Smartest Insight | Issue 87

Our weekly company round-up covers the key market and industry news in one place, so you don’t have to look any further to stay ahead.

June 9, 2022

 

Market Update:

Yesterday was a day to remember in the market. After reaching 2022 intraday highs, the NYMEX July contract fell over $1 on the news of an explosion at the Freeport LNG facility. Gas ultimately ended up down $0.60 on the day to settle $8.699. Late in the day news emerged that the Freeport LNG facility would be offline for a minimum of three weeks, on the news the July contract shed another $0.40. Freeport’s LNG Feedgas demand capacity is 2Bcf/day so each week it is offline equates to 14Bcf/week that could be added to storage but there are bullish crosscurrents. ERCOT is expected to exceed previous record demand set back in August of 2019 this Friday as forecasted load is above 76,000 MWs.

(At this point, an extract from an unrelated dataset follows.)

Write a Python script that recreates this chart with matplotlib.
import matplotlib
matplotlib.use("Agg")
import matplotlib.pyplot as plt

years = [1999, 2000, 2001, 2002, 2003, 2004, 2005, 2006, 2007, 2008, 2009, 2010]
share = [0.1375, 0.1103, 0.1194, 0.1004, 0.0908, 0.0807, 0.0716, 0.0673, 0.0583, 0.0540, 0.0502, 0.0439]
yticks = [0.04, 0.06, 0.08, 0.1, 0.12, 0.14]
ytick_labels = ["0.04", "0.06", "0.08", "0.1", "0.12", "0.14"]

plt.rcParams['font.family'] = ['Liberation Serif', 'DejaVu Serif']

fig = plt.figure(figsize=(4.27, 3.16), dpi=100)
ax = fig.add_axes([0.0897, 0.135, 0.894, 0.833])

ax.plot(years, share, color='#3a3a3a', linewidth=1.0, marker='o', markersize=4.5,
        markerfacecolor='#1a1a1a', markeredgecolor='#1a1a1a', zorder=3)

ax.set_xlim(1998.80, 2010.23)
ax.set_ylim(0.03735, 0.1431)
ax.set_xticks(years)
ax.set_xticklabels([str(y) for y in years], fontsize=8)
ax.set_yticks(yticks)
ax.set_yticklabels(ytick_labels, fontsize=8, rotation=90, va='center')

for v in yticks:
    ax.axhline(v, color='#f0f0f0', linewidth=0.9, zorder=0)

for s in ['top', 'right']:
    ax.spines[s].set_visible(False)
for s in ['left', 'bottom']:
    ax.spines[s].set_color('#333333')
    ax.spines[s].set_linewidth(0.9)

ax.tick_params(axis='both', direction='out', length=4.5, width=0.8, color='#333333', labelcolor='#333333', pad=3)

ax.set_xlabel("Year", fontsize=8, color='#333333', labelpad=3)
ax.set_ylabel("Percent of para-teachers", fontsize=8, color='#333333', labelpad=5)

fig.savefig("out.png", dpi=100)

3 year view of the calendar strip price

Regulatory Report:

 

FERC ACCEPTS ELIMINATION OF MOPR IN ISO-NE

On May 27, 2022, the Federal Energy Regulatory Commission (“FERC”) accepted a proposal filed by ISO-NE to eliminate the Minimum Offer Price Rule (“MOPR”), as used in ISO-NE’s capacity market, effective after a two year transition period. MOPR requires state subsidized generators to submit inflated offer prices into ISO administered capacity auctions, essentially preventing the generators from participating in the capacity markets. In March 2022, ISO-NE filed a proposal to eliminate MOPR starting with the 2028/2029 planning year auction, which will be conducted in February 2025. As part of its proposal, ISO-NE is allowing a MOPR exemption for 300MW of state sponsored renewable capacity for the 2026/2027 capacity auction and 400W of state sponsored renewable capacity for the 2027/2028 capacity auction. FERC has previously approved proposals by NYISO and PJM to eliminate MOPR, albeit without the transition period.

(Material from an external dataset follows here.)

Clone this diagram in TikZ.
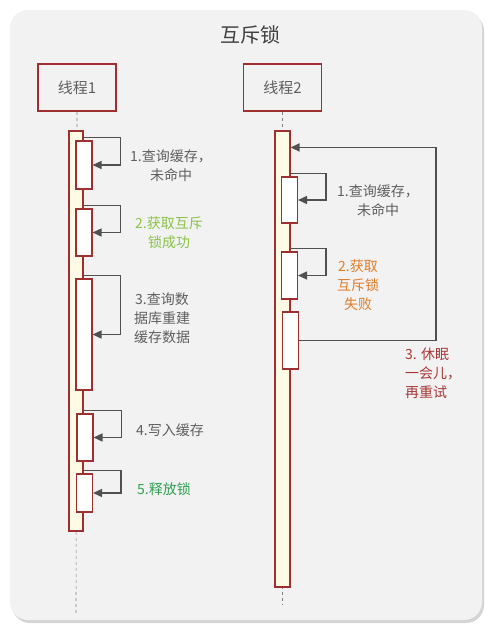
\documentclass[tikz,border=0pt]{standalone}
\usepackage{fontspec}
\setmainfont{Noto Sans CJK SC}
\usetikzlibrary{arrows.meta, positioning, calc}
\definecolor{panelgray}{RGB}{242,242,242}
\definecolor{shadowgray}{RGB}{212,212,212}
\definecolor{lockred}{RGB}{160,48,48}
\definecolor{barfill}{RGB}{255,251,228}
\definecolor{loopgray}{RGB}{80,80,80}
\definecolor{textgray}{RGB}{95,95,95}
\definecolor{okgreen}{RGB}{139,195,74}
\definecolor{relgreen}{RGB}{46,160,80}
\definecolor{failorange}{RGB}{225,125,40}
\definecolor{retryred}{RGB}{168,55,55}
\tikzset{
  thread/.style={rectangle, draw=lockred, fill=panelgray,
    minimum width=78pt, minimum height=47pt, line width=1.6pt,
    font=\fontsize{15}{18}\selectfont, text=textgray},
  lifebar/.style={rectangle, draw=lockred, fill=barfill,
    minimum width=14pt, inner sep=0pt, line width=1.1pt},
  actbox/.style={rectangle, draw=lockred, fill=white,
    minimum width=16pt, inner sep=0pt, line width=1.1pt},
  lifeline/.style={dashed, color=gray, line width=0.6pt},
  selfloop/.style={-{Triangle[length=9pt,width=8pt]}, line width=1.5pt, color=loopgray},
  steplabel/.style={font=\fontsize{14}{19}\selectfont, align=center,
    text=textgray, inner sep=0pt}
}

\begin{document}
\begin{tikzpicture}[x=1pt, y=-1pt]
  \useasboundingbox (0,0) rectangle (499,635);
  % panel
  \fill[shadowgray, rounded corners=18pt] (12,13) rectangle (484,623);
  \fill[panelgray, rounded corners=18pt] (10,10) rectangle (482,620);
  \node[font=\fontsize{20}{24}\selectfont, text=black!75] (title) at (250,35) {互斥锁};

  % threads and lifelines
  \node[thread] (t1) at (77,87.5) {线程1};
  \node[thread] (t2) at (282.5,87.5) {线程2};
  \coordinate (end1) at (76,615);
  \coordinate (end2) at (282.5,605);
  \draw[lifeline] (t1.south) -- (end1);
  \draw[lifeline] (t2.south) -- (end2);
  \node[lifebar, minimum height=400pt] (bar1) at (76,331) {};
  \node[lifebar, minimum height=456pt, minimum width=15pt] (bar2) at (282.5,359) {};

  % thread 1 activations
  \node[actbox, minimum height=48pt] (a1) at (84,165) {};
  \node[actbox, minimum height=47pt] (a2) at (84,232.5) {};
  \node[actbox, minimum height=111pt] (a3) at (84,334.5) {};
  \node[actbox, minimum height=47pt] (a4) at (85,437.5) {};
  \node[actbox, minimum height=38pt] (a5) at (84.5,493) {};

  % thread 2 activations
  \node[actbox, minimum height=46pt] (b1) at (289.5,200) {};
  \node[actbox, minimum height=47pt] (b2) at (289.5,275.5) {};
  \node[actbox, minimum height=57pt] (b3) at (290.5,340.5) {};

  % self calls
  \foreach \act/\bar in {a1/bar1, a2/bar1, a3/bar1, a4/bar1, a5/bar1, b1/bar2, b2/bar2}
    \draw[selfloop] ([yshift=3pt]\act.north -| \bar.east) -| ([xshift=28pt]\act.east) -- (\act.east);

  % retry
  \coordinate (retry) at ([yshift=-17pt]bar2.north east);
  \draw[selfloop] (b3.east) -- ++(137,0) |- (retry);

  % labels
  \node[steplabel] (l11) at (171,166) {1.查询缓存，\\未命中};
  \node[steplabel, text=okgreen] (l12) at (169,233) {2.获取互斥\\锁成功};
  \node[steplabel] (l13) at (162,318) {3.查询数\\据库重建\\缓存数据};
  \node[steplabel] (l14) at (170,430) {4.写入缓存};
  \node[steplabel, text=relgreen] (l15) at (164,489) {5.释放锁};
  \node[steplabel] (l21) at (378,201) {1.查询缓存，\\未命中};
  \node[steplabel, text=failorange] (l22) at (358,285) {2.获取\\互斥锁\\失败};
  \node[steplabel, text=retryred, align=left, anchor=west] (l23) at (405,373) {3. 休眠\\一会儿，\\再重试};
\end{tikzpicture}
\end{document}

MARYLAND OREC OBLIGATION MOVED TO UTILITIES

On May 29, 2022, Maryland Senate Bill SB526 became law without the governors signature. SB526 removes the obligation on electricity suppliers to purchase Offshore Wind Renewable Energy Credits (“ORECs”).Instead, the bill requires utilities to procure ORECs and recover the associated costs through a nonbypassable charge on utility delivery bills. Marwind, a 270MW project owned by US Wind and anticipated to being commercial operation in 2024, will be Maryland’s first operating offshore wind project.

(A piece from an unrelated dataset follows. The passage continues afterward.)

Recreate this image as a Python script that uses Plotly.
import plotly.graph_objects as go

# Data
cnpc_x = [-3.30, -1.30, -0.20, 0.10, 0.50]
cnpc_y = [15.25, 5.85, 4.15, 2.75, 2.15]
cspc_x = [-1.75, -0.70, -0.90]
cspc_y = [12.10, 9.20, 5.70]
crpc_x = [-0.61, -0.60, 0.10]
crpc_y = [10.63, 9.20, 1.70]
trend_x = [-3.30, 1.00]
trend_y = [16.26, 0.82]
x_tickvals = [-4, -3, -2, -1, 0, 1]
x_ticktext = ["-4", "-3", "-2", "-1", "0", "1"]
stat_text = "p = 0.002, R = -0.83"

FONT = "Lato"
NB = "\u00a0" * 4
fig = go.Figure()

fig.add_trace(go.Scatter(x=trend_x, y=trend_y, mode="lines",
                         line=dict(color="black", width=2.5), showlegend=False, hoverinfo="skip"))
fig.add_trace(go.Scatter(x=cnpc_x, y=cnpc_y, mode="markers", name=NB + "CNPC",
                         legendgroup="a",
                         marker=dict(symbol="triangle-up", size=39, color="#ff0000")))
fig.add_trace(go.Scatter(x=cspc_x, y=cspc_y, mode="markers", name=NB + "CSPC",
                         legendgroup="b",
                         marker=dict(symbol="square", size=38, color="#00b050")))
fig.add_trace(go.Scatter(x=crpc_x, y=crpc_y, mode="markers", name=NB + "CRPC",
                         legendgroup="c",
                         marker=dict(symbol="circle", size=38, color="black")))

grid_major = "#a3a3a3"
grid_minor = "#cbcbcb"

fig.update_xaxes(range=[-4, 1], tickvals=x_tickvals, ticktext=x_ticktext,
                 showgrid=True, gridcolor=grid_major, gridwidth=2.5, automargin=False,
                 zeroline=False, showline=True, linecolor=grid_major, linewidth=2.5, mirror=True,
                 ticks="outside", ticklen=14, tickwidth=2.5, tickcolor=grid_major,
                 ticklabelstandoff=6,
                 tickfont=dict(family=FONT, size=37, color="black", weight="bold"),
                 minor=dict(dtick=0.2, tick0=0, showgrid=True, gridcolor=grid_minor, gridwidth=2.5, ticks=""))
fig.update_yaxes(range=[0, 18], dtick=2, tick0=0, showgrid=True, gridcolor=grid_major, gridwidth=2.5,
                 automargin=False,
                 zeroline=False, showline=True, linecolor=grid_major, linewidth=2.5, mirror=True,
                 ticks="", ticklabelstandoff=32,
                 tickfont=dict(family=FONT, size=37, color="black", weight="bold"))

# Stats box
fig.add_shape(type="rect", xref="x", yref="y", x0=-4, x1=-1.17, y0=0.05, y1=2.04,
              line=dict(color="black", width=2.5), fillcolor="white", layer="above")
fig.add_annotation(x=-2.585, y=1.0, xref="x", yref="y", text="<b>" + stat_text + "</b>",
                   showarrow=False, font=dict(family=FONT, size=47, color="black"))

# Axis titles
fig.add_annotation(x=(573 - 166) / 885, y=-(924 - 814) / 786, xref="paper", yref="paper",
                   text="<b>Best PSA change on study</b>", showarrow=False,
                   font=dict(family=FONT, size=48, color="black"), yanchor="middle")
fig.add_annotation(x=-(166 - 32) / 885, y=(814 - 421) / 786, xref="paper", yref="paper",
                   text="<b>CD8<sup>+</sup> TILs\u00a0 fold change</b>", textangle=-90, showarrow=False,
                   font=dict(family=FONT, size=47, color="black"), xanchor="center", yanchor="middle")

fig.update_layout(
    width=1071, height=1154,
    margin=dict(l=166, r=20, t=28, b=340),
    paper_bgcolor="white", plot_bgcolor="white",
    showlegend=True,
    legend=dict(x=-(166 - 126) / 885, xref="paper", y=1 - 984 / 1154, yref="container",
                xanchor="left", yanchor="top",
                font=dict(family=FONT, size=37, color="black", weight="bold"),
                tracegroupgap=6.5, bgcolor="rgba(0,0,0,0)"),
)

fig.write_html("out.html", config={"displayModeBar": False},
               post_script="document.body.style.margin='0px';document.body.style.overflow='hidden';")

RGGI is a joint cap-and-trade program committed to reducing carbon dioxide emissions from power plants in eleven states: Connecticut, Delaware, Maine, Maryland, Massachusetts, New Hampshire, New Jersey New York, Rhode Island, Vermont and Virginia.Power plants in RGGI states are required to purchase and retire allowances for each ton of CO2 emitted.As a result, plant owners include the cost of RGGI allowances in their energy price offers. At its current price of $1/ton, RGGI allowances add between $6.00-$7.00/MWh to the cost of a natural gas plant.

RGGI CO2 AUCTION CLEARS AT RECORD HIGH PRICE

On June 1, 2022, the Regional Greenhouse Gas Initiative (“RGGI”) conducted an auction for CO2 allowances and the price cleared at a record high 13.90 per ton. The clearing price was 3% higher than the result from the last RGGI auction, conducted in March 2022. A contributor to higher prices is the expectation that CO2 emissions will be higher this year due to higher coal generation resulting from higher natural gas prices. RGGI is a joint cap-and-trade program committed to reducing carbon dioxide emissions from power plants in eleven states: Connecticut, Delaware, Maine, Maryland, Massachusetts, New Hampshire, New Jersey New York, Rhode Island, Vermont and Virginia. Pennsylvania is expected to join RGGI in July. Power plants in RGGI states are required to purchase and retire allowances for each ton of CO2 emitted. As a result, plant owners include the cost of RGGI allowances in their energy price offers. At its current price of $13.90/ton, RGGI allowances add between $6.50-$7.50/MWh to the cost of a natural gas plant.

NYSERDA AWARDS CONTRACTS FOR TIER 1 RECS

On June 2, 2022, the New York State Energy Research & Development Authority (“NYSERDA”) awarded Tier 1 REC contracts to 22 renewable energy projects totaling 2400mw. All of the awarded projects are solar projects, with 6 having energy storage capability co-located. All of the awards include an “indexed REC” contract structure, where NYSERDA will pay the project for RECs generated using a formula rate that fluctuates as the cost of electricity fluctuates. NYSERDA reported that the weighted average cost of being paid to the winners is $63.08/MWh over the life of the contracts. NYSERDA charges energy suppliers for these REC costs, which are ultimately passed on to customers.